Mentoring Emmi while I was going through this transition was very helpful as it made me consider the main values and objectives I care about in my work. It also helped me realize that I am now at a stage where I really know what I’m doing, from the fundamentals to the details. I have strong opinions (just ask my colleagues...) and preferences for how I want to work and I have the confidence to defend them. Seeing that I was able to advise Emmi and help her wasn’t just rewarding but also helped quiet down the insecure 6-year old in me causing imposter syndrome way too often.
I am now much more aware of what I care about in my work, what’s important to me and what I want to put energy into fighting for. I have a clearer picture of where I’d like to be in a year and I am a lot more confident in my own skills.
3. Red Bull has nothing on mentoring
Emmi and I usually met on Monday evenings for dinner somewhere, discussing and taking notes. We later switched to her office for more hands-on and whiteboard-supported sessions, ordering in food and munching away while drawing diagrams, processes, ideas and so forth.
I had some long and rough days a few times before our mentoring dates in the evening, but every time we met I not only enjoyed the intense discussions but came out of the session feeling completely energized.
Seeing how together we managed to create a larger tool kit for Emmi for dealing with tricky situations, how quickly she applied many of the tricks I suggested (no matter how far out of her comfort zone that sometimes brought her) and how enthusiastic she was about the progress she made in all areas from communication to process was incredibly rewarding and always the highlight of my day.
4. I’ve got allies
What I appreciated most about our mentoring relationship is that we really turned into allies. I rooted for her when she told me about tricky situations coming up and we prepared for them, she helped me vent when I had a bad day at work. Especially being a woman in tech having someone who’s got your back is very helpful. Like Emmi mentioned in her blog post I can only encourage you to start finding allies in your own company. Having someone to vent to, get advice from or simply have a different kind of conversation with over a glass of wine is awesome. Of course this really depends on how you’re matched with a mentee, so I’m even more grateful to have not just found a mentee, but also a friend and ally.
5. Networking is inevitable
I’m an introvert by nature. Speaking to random people and “doing the networking thing” is really not something I enjoy and in my head it evokes images of washing machine salesmen and people in suits engaging in a bullshit bingo contest (synergy! ecosystem!).

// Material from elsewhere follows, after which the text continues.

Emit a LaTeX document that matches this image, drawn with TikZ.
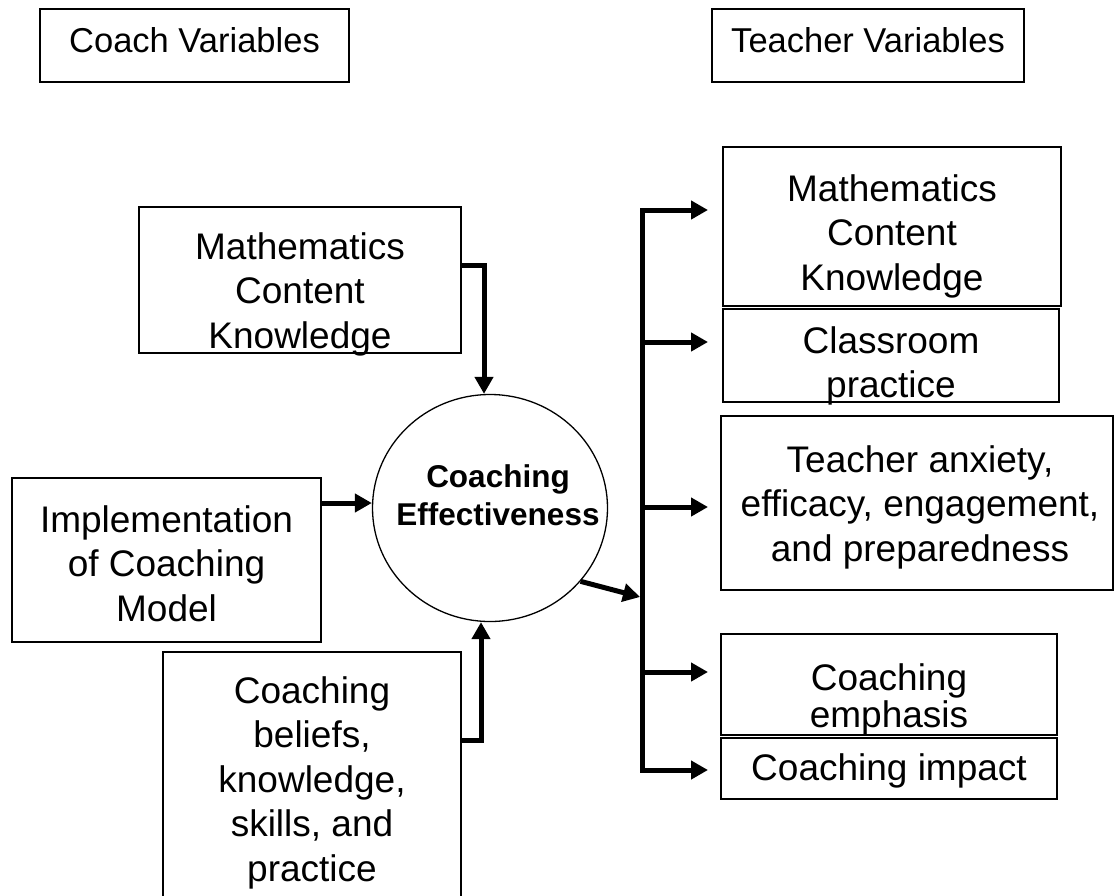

Being part of the Geekettes Mentorship Program has taught me what networking looks like when it’s done really well. You get to go to a monthly meetup with great speakers on interesting topics. The casual conversations you have with other ladies are incredibly inspiring, lots of fun and you might just end up meeting someone for coffee because you click really well and might be able to pick each other’s brains about something you both care about.
6. It’s absolutely worth the time
You could probably tell by the way I wrote this blog post that I enjoyed being part of this but it’s worth spelling out explicitly. Being a mentor is so much fun and you get to meet great people. Yes, you’re investing some time, but it’s so worth it. Without the Geekettes Mentorship Program I would not be where I am today, with the clarity of what I know, how I work, what I care about and where I want to go. In addition I’ve met dozens of amazing people and had as many inspiring conversations. Definitely the best thing I’ve done in 2013.
Thank you so much Berlin Geekettes for making this happen, Denise for matching us up so well, and last but not least thank you Emmi for being the kick-ass amazing person you are and the best mentee I could have imagined!